Exercise aim
Copy the lines below as they are; omit the images they contain.

Provided material
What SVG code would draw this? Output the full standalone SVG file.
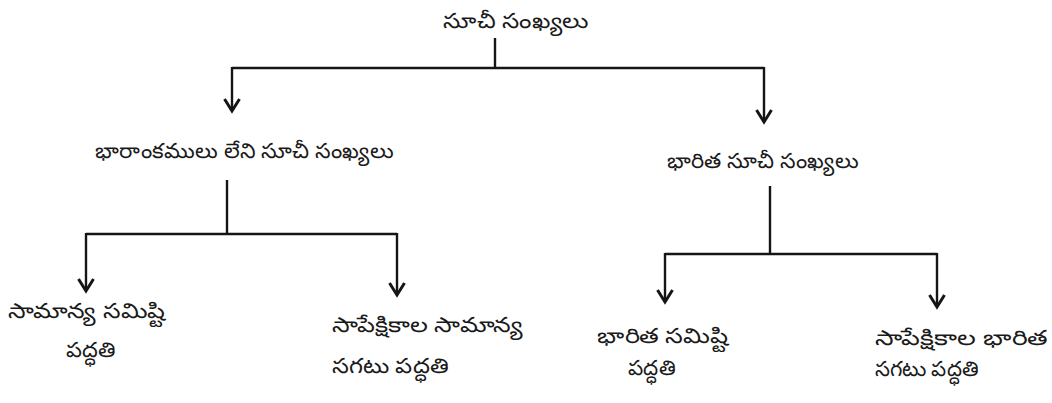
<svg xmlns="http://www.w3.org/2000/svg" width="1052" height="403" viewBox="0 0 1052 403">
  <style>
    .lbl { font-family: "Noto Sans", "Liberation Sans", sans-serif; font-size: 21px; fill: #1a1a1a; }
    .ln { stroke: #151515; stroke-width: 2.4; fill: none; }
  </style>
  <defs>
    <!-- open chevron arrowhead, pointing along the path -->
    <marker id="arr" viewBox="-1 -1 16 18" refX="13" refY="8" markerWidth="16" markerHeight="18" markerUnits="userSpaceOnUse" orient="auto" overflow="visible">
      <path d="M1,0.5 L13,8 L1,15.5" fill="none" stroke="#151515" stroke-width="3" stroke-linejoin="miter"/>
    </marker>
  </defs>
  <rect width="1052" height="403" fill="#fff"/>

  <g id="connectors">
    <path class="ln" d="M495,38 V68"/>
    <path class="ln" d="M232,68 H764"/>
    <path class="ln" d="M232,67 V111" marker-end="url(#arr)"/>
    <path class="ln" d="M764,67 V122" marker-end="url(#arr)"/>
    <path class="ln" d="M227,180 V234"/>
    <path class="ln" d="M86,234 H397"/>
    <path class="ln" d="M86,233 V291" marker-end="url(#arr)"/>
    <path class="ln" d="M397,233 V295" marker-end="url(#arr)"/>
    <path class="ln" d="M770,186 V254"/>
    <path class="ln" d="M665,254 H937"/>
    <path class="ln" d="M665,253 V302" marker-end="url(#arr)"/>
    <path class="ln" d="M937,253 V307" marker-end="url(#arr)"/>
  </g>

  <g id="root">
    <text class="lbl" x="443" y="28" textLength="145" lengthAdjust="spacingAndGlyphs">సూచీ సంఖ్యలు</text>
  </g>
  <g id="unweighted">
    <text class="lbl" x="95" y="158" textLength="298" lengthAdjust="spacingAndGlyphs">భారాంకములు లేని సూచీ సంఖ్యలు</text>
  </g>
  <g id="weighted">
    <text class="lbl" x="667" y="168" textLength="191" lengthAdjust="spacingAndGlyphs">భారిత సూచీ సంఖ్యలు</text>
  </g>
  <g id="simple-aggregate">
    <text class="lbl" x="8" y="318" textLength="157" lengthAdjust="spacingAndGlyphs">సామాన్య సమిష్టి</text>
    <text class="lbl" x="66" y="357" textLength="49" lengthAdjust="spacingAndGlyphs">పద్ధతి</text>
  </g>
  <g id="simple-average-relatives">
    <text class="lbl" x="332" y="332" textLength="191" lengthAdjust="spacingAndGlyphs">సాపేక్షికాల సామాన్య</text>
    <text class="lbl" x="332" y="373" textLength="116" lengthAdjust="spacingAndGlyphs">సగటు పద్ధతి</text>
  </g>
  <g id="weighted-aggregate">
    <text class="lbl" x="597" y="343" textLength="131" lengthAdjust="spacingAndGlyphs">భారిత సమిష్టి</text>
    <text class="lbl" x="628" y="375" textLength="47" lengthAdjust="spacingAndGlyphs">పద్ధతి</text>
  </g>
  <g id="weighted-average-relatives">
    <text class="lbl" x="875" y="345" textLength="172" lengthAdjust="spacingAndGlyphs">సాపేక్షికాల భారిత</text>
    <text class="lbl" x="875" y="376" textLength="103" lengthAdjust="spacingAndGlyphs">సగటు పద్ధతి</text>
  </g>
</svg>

Result for this exercise
What SVG code would draw this? Output the full standalone SVG file.
<svg xmlns="http://www.w3.org/2000/svg" width="1052" height="403" viewBox="0 0 1052 403">
  <style>
    .lbl { font-family: "Noto Sans", "Liberation Sans", sans-serif; font-size: 21px; fill: #1a1a1a; }
    .ln { stroke: #151515; stroke-width: 2.4; fill: none; }
  </style>
  <defs>
    <!-- open chevron arrowhead, pointing along the path -->
    <marker id="arr" viewBox="-1 -1 16 18" refX="13" refY="8" markerWidth="16" markerHeight="18" markerUnits="userSpaceOnUse" orient="auto" overflow="visible">
      <path d="M1,0.5 L13,8 L1,15.5" fill="none" stroke="#151515" stroke-width="3" stroke-linejoin="miter"/>
    </marker>
  </defs>
  <rect width="1052" height="403" fill="#fff"/>

  <g id="connectors">
    <path class="ln" d="M495,38 V68"/>
    <path class="ln" d="M232,68 H764"/>
    <path class="ln" d="M232,67 V111" marker-end="url(#arr)"/>
    <path class="ln" d="M764,67 V122" marker-end="url(#arr)"/>
    <path class="ln" d="M227,180 V234"/>
    <path class="ln" d="M86,234 H397"/>
    <path class="ln" d="M86,233 V291" marker-end="url(#arr)"/>
    <path class="ln" d="M397,233 V295" marker-end="url(#arr)"/>
    <path class="ln" d="M770,186 V254"/>
    <path class="ln" d="M665,254 H937"/>
    <path class="ln" d="M665,253 V302" marker-end="url(#arr)"/>
    <path class="ln" d="M937,253 V307" marker-end="url(#arr)"/>
  </g>

  <g id="root">
    <text class="lbl" x="443" y="28" textLength="145" lengthAdjust="spacingAndGlyphs">సూచీ సంఖ్యలు</text>
  </g>
  <g id="unweighted">
    <text class="lbl" x="95" y="158" textLength="298" lengthAdjust="spacingAndGlyphs">భారాంకములు లేని సూచీ సంఖ్యలు</text>
  </g>
  <g id="weighted">
    <text class="lbl" x="667" y="168" textLength="191" lengthAdjust="spacingAndGlyphs">భారిత సూచీ సంఖ్యలు</text>
  </g>
  <g id="simple-aggregate">
    <text class="lbl" x="8" y="318" textLength="157" lengthAdjust="spacingAndGlyphs">సామాన్య సమిష్టి</text>
    <text class="lbl" x="66" y="357" textLength="49" lengthAdjust="spacingAndGlyphs">పద్ధతి</text>
  </g>
  <g id="simple-average-relatives">
    <text class="lbl" x="332" y="332" textLength="191" lengthAdjust="spacingAndGlyphs">సాపేక్షికాల సామాన్య</text>
    <text class="lbl" x="332" y="373" textLength="116" lengthAdjust="spacingAndGlyphs">సగటు పద్ధతి</text>
  </g>
  <g id="weighted-aggregate">
    <text class="lbl" x="597" y="343" textLength="131" lengthAdjust="spacingAndGlyphs">భారిత సమిష్టి</text>
    <text class="lbl" x="628" y="375" textLength="47" lengthAdjust="spacingAndGlyphs">పద్ధతి</text>
  </g>
  <g id="weighted-average-relatives">
    <text class="lbl" x="875" y="345" textLength="172" lengthAdjust="spacingAndGlyphs">సాపేక్షికాల భారిత</text>
    <text class="lbl" x="875" y="376" textLength="103" lengthAdjust="spacingAndGlyphs">సగటు పద్ధతి</text>
  </g>
</svg>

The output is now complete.